Volunteers from The Green Scheme guided residents of various ages along a process that included testing soil for lead, building flower beds, planting seeds, watering plants, removing weeds, and harvesting fruits and vegetables on a plot of land overlooking townhouses and low-rise apartment buildings in the Northeast neighborhood.

Gregory Hill, a Lincoln Heights resident of 10 years, said that his neighbors have increasingly recognized the potential of the garden, now in its second harvest, as a viable food source.

“Many of us living in Lincoln Heights have a fixed income,” said Hill, 60. “People have realized that they can use what grows out of the garden to save some money. We’re all learning as we go. We work as a team and build trust with others. Our efforts have motivated other residents to join us,” said Hill, who also serves as treasurer of the Lincoln Heights Resident Council.

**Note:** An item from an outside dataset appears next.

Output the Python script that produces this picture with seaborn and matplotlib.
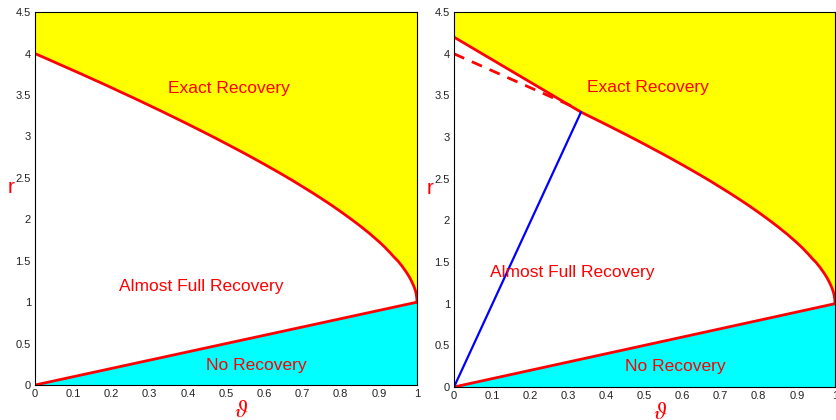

Future horticulturalists like Donte Woodyard, 7, often rake grass and pull weeds to ensure that the crops stay healthy. A gathering of The Green Scheme volunteers and Lincoln Heights residents at the garden three years ago piqued Donte’s interest in urban farming.

“I help plant the seeds and make sure that the crops are healthy,” said Donte. “I’m out here every day. This is good for me because I get to take care of the plants and take cooking classes. I love seeing the crops grow. My mother and stepfather do not have to worry about me being bored in the house or [running around] outside,” said Donte.